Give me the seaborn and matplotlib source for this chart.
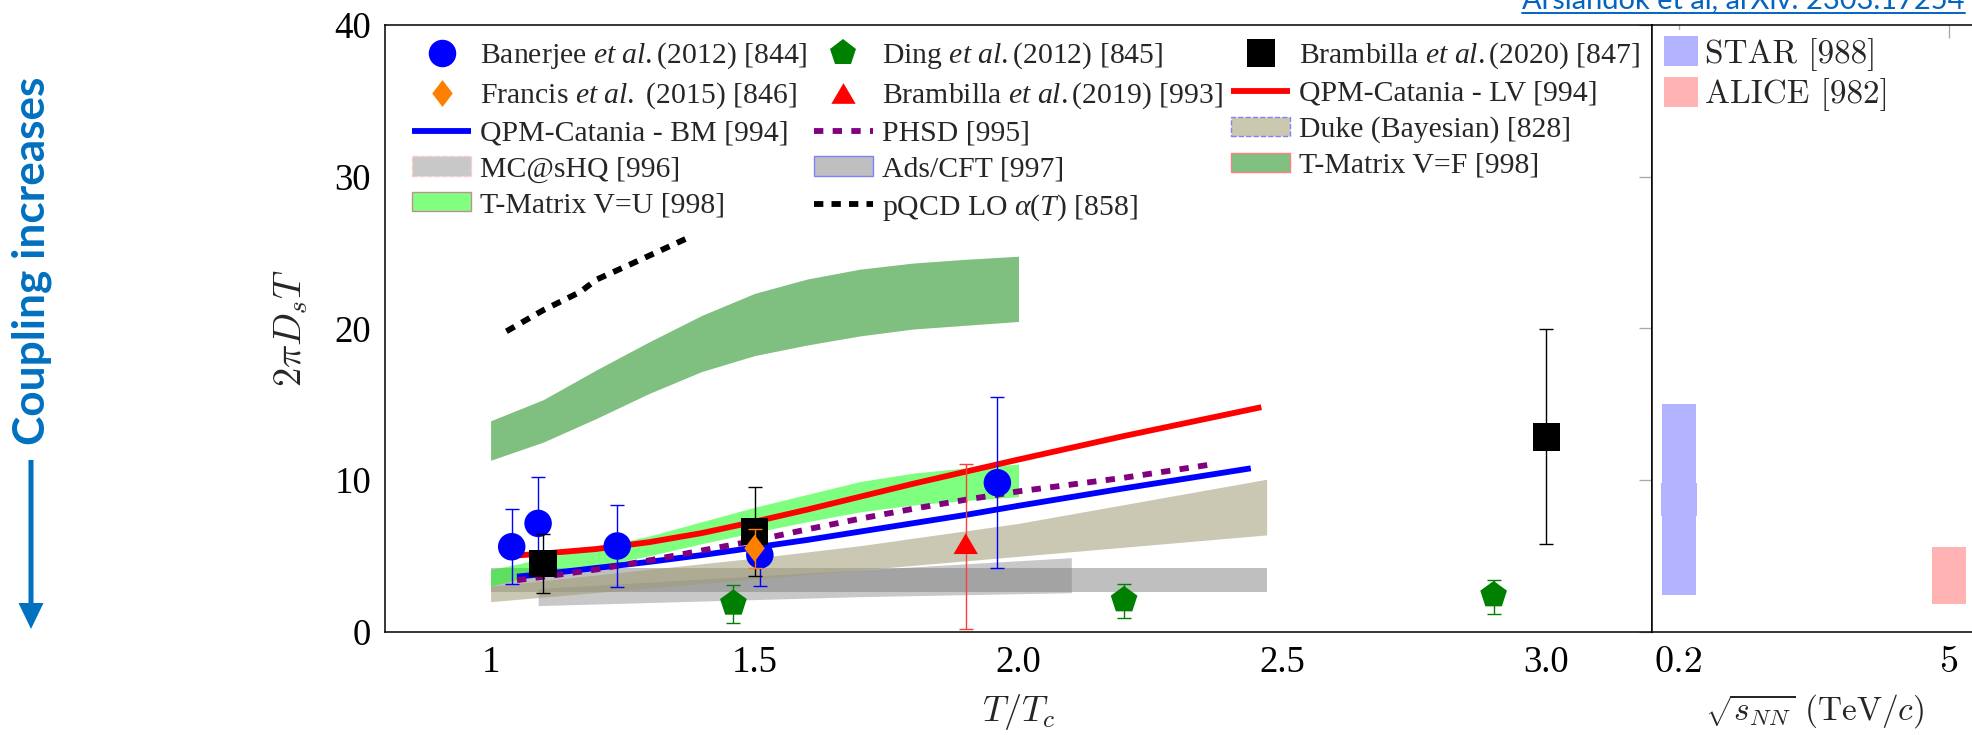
import numpy as np
import matplotlib
matplotlib.use("Agg")
import matplotlib.pyplot as plt
import seaborn as sns
from matplotlib.lines import Line2D
from matplotlib.patches import Patch, FancyArrow
from matplotlib.path import Path
from matplotlib.font_manager import FontProperties
from matplotlib.transforms import IdentityTransform

# ---------------- lattice QCD points: T/Tc, value, error-bar ends ----------------
banerjee_T = [1.04, 1.09, 1.24, 1.51, 1.96]
banerjee_D = [5.60, 7.14, 5.65, 5.06, 9.82]
banerjee_lo = [3.14, 4.10, 2.95, 3.03, 4.22]
banerjee_hi = [8.09, 10.18, 8.35, 7.09, 15.49]

ding_T = [1.46, 2.20, 2.90]
ding_D = [1.87, 2.09, 2.42]
ding_lo = [0.55, 0.90, 1.16]
ding_hi = [3.08, 3.14, 3.41]

bram20_T = [1.10, 1.50, 3.00]
bram20_D = [4.50, 6.60, 12.85]
bram20_lo = [2.53, 3.67, 5.76]
bram20_hi = [6.44, 9.52, 19.93]

francis_T = [1.50]
francis_D = [5.50]
francis_lo = [4.22]
francis_hi = [6.78]

bram19_T = [1.90]
bram19_D = [5.80]
bram19_lo = [0.20]
bram19_hi = [11.03]

# ---------------- model curves ----------------
lv_T = [1.04, 1.10, 1.20, 1.30, 1.40, 1.50, 1.60, 1.70, 1.80, 1.90, 2.00, 2.20, 2.46]
lv_D = [5.00, 5.15, 5.45, 5.90, 6.50, 7.25, 8.05, 8.90, 9.75, 10.55, 11.35, 12.90, 14.80]

bm_T = [1.05, 1.10, 1.20, 1.30, 1.40, 1.50, 1.60, 1.70, 1.80, 1.90, 2.00, 2.20, 2.44]
bm_D = [3.63, 3.80, 4.20, 4.60, 5.05, 5.55, 6.05, 6.60, 7.15, 7.70, 8.30, 9.45, 10.77]

phsd_T = [1.05, 1.10, 1.20, 1.30, 1.40, 1.50, 1.60, 1.70, 1.80, 1.90, 2.00, 2.10, 2.20, 2.37]
phsd_D = [3.40, 3.62, 4.10, 4.70, 5.35, 6.00, 6.75, 7.45, 8.10, 8.70, 9.25, 9.70, 10.15, 11.05]

pqcd_T = [1.03, 1.10, 1.17, 1.20, 1.27, 1.37]
pqcd_D = [19.8, 21.2, 22.4, 23.2, 24.3, 25.9]

# ---------------- model bands ----------------
vf_T = [1.0, 1.1, 1.2, 1.3, 1.4, 1.5, 1.6, 1.7, 1.8, 1.9, 2.0]
vf_hi = [13.9, 15.3, 17.25, 19.1, 20.85, 22.3, 23.25, 23.9, 24.3, 24.55, 24.75]
vf_lo = [11.3, 12.5, 14.05, 15.7, 17.15, 18.2, 18.9, 19.5, 19.95, 20.2, 20.45]

vu_T = [1.0, 1.05, 1.1, 1.2, 1.3, 1.4, 1.5, 1.6, 1.7, 1.8, 1.9, 2.0]
vu_hi = [4.1, 4.45, 4.85, 5.55, 6.3, 7.25, 8.2, 9.05, 9.9, 10.45, 10.8, 11.05]
vu_lo = [3.0, 3.45, 3.9, 4.3, 5.0, 5.8, 6.55, 7.25, 7.9, 8.35, 8.65, 8.9]

duke_T = [1.0, 1.5, 1.7, 2.0, 2.47]
duke_hi = [3.0, 4.85, 5.67, 7.14, 10.05]
duke_lo = [1.98, 3.48, 4.07, 4.97, 6.38]

mcs_T = [1.09, 1.70, 2.10]
mcs_lo = [1.72, 2.31, 2.57]
mcs_hi = [2.85, 4.07, 4.88]

ads_T = [1.0, 2.47]
ads_lo = [2.64, 2.64]
ads_hi = [4.18, 4.18]

# ---------------- experimental extractions ----------------
exp_energy = ["0.2", "5"]
exp_names = ["STAR [988]", "ALICE [982]"]
exp_lo = [2.45, 1.80]
exp_hi = [15.0, 5.60]
star_core = (7.6, 9.8)

x_ticks = [1.0, 1.5, 2.0, 2.5, 3.0]
x_ticklabels = ["1", "1.5", "2.0", "2.5", "3.0"]
y_ticks = [0, 10, 20, 30, 40]

# ---------------- style ----------------
sns.set_theme(style="white")
plt.rcParams.update({
    "font.family": ["Liberation Serif", "DejaVu Serif"],
    "mathtext.fontset": "custom",
    "mathtext.rm": "Liberation Serif",
    "mathtext.it": "Liberation Serif:italic",
    "mathtext.bf": "Liberation Serif:bold",
    "axes.linewidth": 1.1,
    "axes.edgecolor": "black",
})

W, H = 1972, 735
fig = plt.figure(figsize=(W / 100, H / 100), dpi=100)
y_bot, y_top = 631.7, 24.9
ax = fig.add_axes([385 / W, 1 - y_bot / H, (1652 - 385) / W, (y_bot - y_top) / H])
ax2_w = W * 1.02 - 1652
ax2 = fig.add_axes([1652 / W, 1 - y_bot / H, ax2_w / W, (y_bot - y_top) / H])

RED, BLUE, PURPLE = "#ff0000", "#0000ff", "#800080"
GREEN_PT, ORANGE = "#008000", "#ff8000"
LW = 4.2

# bands
ax.fill_between(ads_T, ads_lo, ads_hi, color="0.5", alpha=0.5, lw=0, zorder=1.0)
ax.fill_between(mcs_T, mcs_lo, mcs_hi, color="0.5", alpha=0.43, lw=0, zorder=1.1)
ax.fill_between(duke_T, duke_lo, duke_hi, color=(160 / 255, 156 / 255, 116 / 255), alpha=0.55, lw=0, zorder=1.2)
ax.fill_between(vu_T, vu_lo, vu_hi, color=(0, 1, 0), alpha=0.5, lw=0, zorder=1.3)
ax.fill_between(vf_T, vf_lo, vf_hi, color=(0, 0.5, 0), alpha=0.5, lw=0, zorder=1.3)

# curves
def curve(x, y, **kw):
    sns.lineplot(x=x, y=y, ax=ax, sort=False, estimator=None, lw=LW, **kw)

curve(lv_T, lv_D, color=RED, solid_capstyle="butt", zorder=4)
curve(bm_T, bm_D, color=BLUE, solid_capstyle="butt", zorder=4)
curve(phsd_T, phsd_D, color=PURPLE, linestyle=(0, (1.6, 1.6)), dash_capstyle="butt", zorder=4)
curve(pqcd_T, pqcd_D, color="black", linestyle=(0, (1.6, 1.4)), dash_capstyle="butt", zorder=4)

# markers
DIAMOND = Path([(0, 1), (0.76, 0), (0, -1), (-0.76, 0), (0, 1)], closed=True)
TRIANGLE = Path([(0, 0.85), (-1, -0.85), (1, -0.85), (0, 0.85)], closed=True)

def points(T, D, lo, hi, color, marker, size, z, ecolor=None):
    D = np.asarray(D, float)
    yerr = [D - np.asarray(lo), np.asarray(hi) - D]
    ax.errorbar(T, D, yerr=yerr, fmt="none", ecolor=ecolor or color,
                elinewidth=1.0, capsize=4.7, capthick=1.0, zorder=z)
    sns.scatterplot(x=T, y=D, ax=ax, marker=marker, s=size ** 2, color=color,
                    edgecolor="none", linewidth=0, zorder=z + 0.1, legend=False)

points(banerjee_T, banerjee_D, banerjee_lo, banerjee_hi, BLUE, "o", 19.8, 6.0)
points(ding_T, ding_D, ding_lo, ding_hi, GREEN_PT, "p", 20.2, 6.2)
points(bram20_T, bram20_D, bram20_lo, bram20_hi, "black", "s", 20.0, 6.4)
points(francis_T, francis_D, francis_lo, francis_hi, ORANGE, DIAMOND, 19.4, 6.6)
points(bram19_T, bram19_D, bram19_lo, bram19_hi, RED, TRIANGLE, 17.5, 6.8, ecolor="#ff3c3c")

# axes formatting (main)
ax.set_xlim(0.8, 3.2)
ax.set_ylim(0, 40)
ax.set_xticks(x_ticks, x_ticklabels)
ax.set_yticks(y_ticks)
tick_kw = dict(direction="in", length=9.4, width=0.95, color="#a8a8a8",
               labelcolor="black", pad=10)
ax.tick_params(axis="both", top=False, right=True, labelsize=26.5, **tick_kw)
for s in ax.spines.values():
    s.set_color("black")
ax.set_xlabel(r"$T/T_c$", fontsize=26, math_fontfamily="cm")
ax.set_ylabel(r"$2\pi D_s T$", fontsize=28, math_fontfamily="cm")
ax.xaxis.set_label_coords(0.5, -0.100)
ax.xaxis.label.set_verticalalignment("top")
ax.yaxis.set_label_coords(-0.0734, 0.5)
ax.yaxis.label.set_verticalalignment("center")

# legend (main): three columns, each placed on its own
def ln(**kw):
    return Line2D([], [], **kw)

legend_columns = [
    [
        (ln(marker="o", ms=19.8, color=BLUE, ls="none", mew=0), r"Banerjee $\it{et\ al.}$(2012) [844]"),
        (ln(marker=DIAMOND, ms=19.4, color=ORANGE, ls="none", mew=0), r"Francis $\it{et\ al.}$ (2015) [846]"),
        (ln(color=BLUE, lw=LW, solid_capstyle="butt"), "QPM-Catania - BM [994]"),
        (Patch(facecolor="#c8c8c8", edgecolor="#ffc8c8", ls="--", lw=1.0), "MC@sHQ [996]"),
        (Patch(facecolor="#80ff80", edgecolor="#c09090", lw=1.0), "T-Matrix V=U [998]"),
    ],
    [
        (ln(marker="p", ms=20.2, color=GREEN_PT, ls="none", mew=0), r"Ding $\it{et\ al.}$(2012) [845]"),
        (ln(marker=TRIANGLE, ms=17.5, color=RED, ls="none", mew=0), r"Brambilla $\it{et\ al.}$(2019) [993]"),
        (ln(color=PURPLE, lw=LW, ls=(0, (1.6, 1.6)), dash_capstyle="butt"), "PHSD [995]"),
        (Patch(facecolor="#bfbfbf", edgecolor="#8080ff", lw=1.0), "Ads/CFT [997]"),
        (ln(color="black", lw=LW, ls=(0, (1.6, 1.4)), dash_capstyle="butt"), r"pQCD LO $\alpha(T)$ [858]"),
    ],
    [
        (ln(marker="s", ms=20.0, color="black", ls="none", mew=0), r"Brambilla $\it{et\ al.}$(2020) [847]"),
        (ln(color=RED, lw=LW, solid_capstyle="butt"), "QPM-Catania - LV [994]"),
        (Patch(facecolor="#cbc8b0", edgecolor="#8080ff", ls="--", lw=1.0), "Duke (Bayesian) [828]"),
        (Patch(facecolor="#80c080", edgecolor="#ff8080", lw=1.0), "T-Matrix V=F [998]"),
    ],
]
column_x = [0.0213, 0.3383, 0.6677]
LEG_FS = 21.4
for i, (items, cx) in enumerate(zip(legend_columns, column_x)):
    lg = ax.legend([h for h, _ in items], [l for _, l in items], loc="upper left",
                   bbox_to_anchor=(cx, 0.9745), borderaxespad=0, borderpad=0,
                   frameon=False, fontsize=LEG_FS, handlelength=1.99,
                   handleheight=0.62, handletextpad=0.31, labelspacing=0.32,
                   numpoints=1)
    lg.set_zorder(10)
    if i < len(legend_columns) - 1:
        ax.add_artist(lg)

# right panel: experimental bands
pos = np.arange(len(exp_energy))
exp_colors = ["#b3b3ff", "#ffb3b3"]
ax2.bar(pos, np.subtract(exp_hi, exp_lo), bottom=exp_lo, width=0.126, color=exp_colors, lw=0)
ax2.bar([0], [star_core[1] - star_core[0]], bottom=[star_core[0]], width=0.130, color=exp_colors[0], lw=0)
ax2.set_ylim(0, 40)
ax2.set_xlim(-0.1, -0.1 + ax2_w / 270.0)
ax2.set_xticks(pos, exp_energy, fontfamily="cmr10", fontsize=27.5)
ax2.set_yticks([])
ax2.tick_params(axis="x", top=True, **tick_kw)
for s in ax2.spines.values():
    s.set_color("black")
ax2.set_xlabel(r"$\sqrt{s_{NN}}$ (TeV/$c$)", fontsize=24, fontfamily="cmr10", math_fontfamily="cm")
ax2.xaxis.set_label_coords(0.4508, -0.100)
ax2.xaxis.label.set_verticalalignment("top")
leg2 = ax2.legend([Patch(facecolor=c, lw=0) for c in exp_colors], exp_names,
                  loc="upper left", bbox_to_anchor=(0.016, 0.992), borderaxespad=0,
                  borderpad=0.2, frameon=True, fancybox=False, facecolor="white",
                  edgecolor="none", framealpha=1,
                  prop=FontProperties(family="cmr10", size=24),
                  handlelength=1.02, handleheight=0.99, handletextpad=0.2,
                  labelspacing=0.2)
leg2.set_zorder(10)

# side annotation and reference link
BLUE_NOTE = "#0070C0"
note = fig.text(32 / W, 1 - 260.5 / H, "Coupling increases", rotation=90,
                ha="center", va="center", color=BLUE_NOTE, fontfamily="Lato",
                fontweight="bold", fontsize=28)
link = fig.text(1522 / W, 1 - 8.5 / H, "Arslandok et al, arXiv: 2303.17254",
                ha="left", va="baseline", color="#0563C1", fontfamily="Lato", fontsize=20)

renderer = fig.canvas.get_renderer()
bb = note.get_window_extent(renderer)
note.set_fontsize(note.get_fontsize() * 367.0 / bb.height)
bb = link.get_window_extent(renderer)
link.set_fontsize(link.get_fontsize() * 443.0 / bb.width)

fig.add_artist(Line2D([1522 / W, 1965 / W], [1 - 12.7 / H] * 2, transform=fig.transFigure,
                      color="#0563C1", lw=1.4))
fig.add_artist(FancyArrow(31, H - 460, 0, -(629 - 460), width=5, head_width=25,
                          head_length=26, length_includes_head=True, color=BLUE_NOTE,
                          lw=0, transform=IdentityTransform()))

fig.savefig("out.png", dpi=100)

+ + + + + + +

### What is required
Reproduce the material above exactly, first line through the line that contains "bram20_hi = [6.44, 9.52, 19.93]", minus the pictures.

### Output below
Give me the seaborn and matplotlib source for this chart.
import numpy as np
import matplotlib
matplotlib.use("Agg")
import matplotlib.pyplot as plt
import seaborn as sns
from matplotlib.lines import Line2D
from matplotlib.patches import Patch, FancyArrow
from matplotlib.path import Path
from matplotlib.font_manager import FontProperties
from matplotlib.transforms import IdentityTransform

# ---------------- lattice QCD points: T/Tc, value, error-bar ends ----------------
banerjee_T = [1.04, 1.09, 1.24, 1.51, 1.96]
banerjee_D = [5.60, 7.14, 5.65, 5.06, 9.82]
banerjee_lo = [3.14, 4.10, 2.95, 3.03, 4.22]
banerjee_hi = [8.09, 10.18, 8.35, 7.09, 15.49]

ding_T = [1.46, 2.20, 2.90]
ding_D = [1.87, 2.09, 2.42]
ding_lo = [0.55, 0.90, 1.16]
ding_hi = [3.08, 3.14, 3.41]

bram20_T = [1.10, 1.50, 3.00]
bram20_D = [4.50, 6.60, 12.85]
bram20_lo = [2.53, 3.67, 5.76]
bram20_hi = [6.44, 9.52, 19.93]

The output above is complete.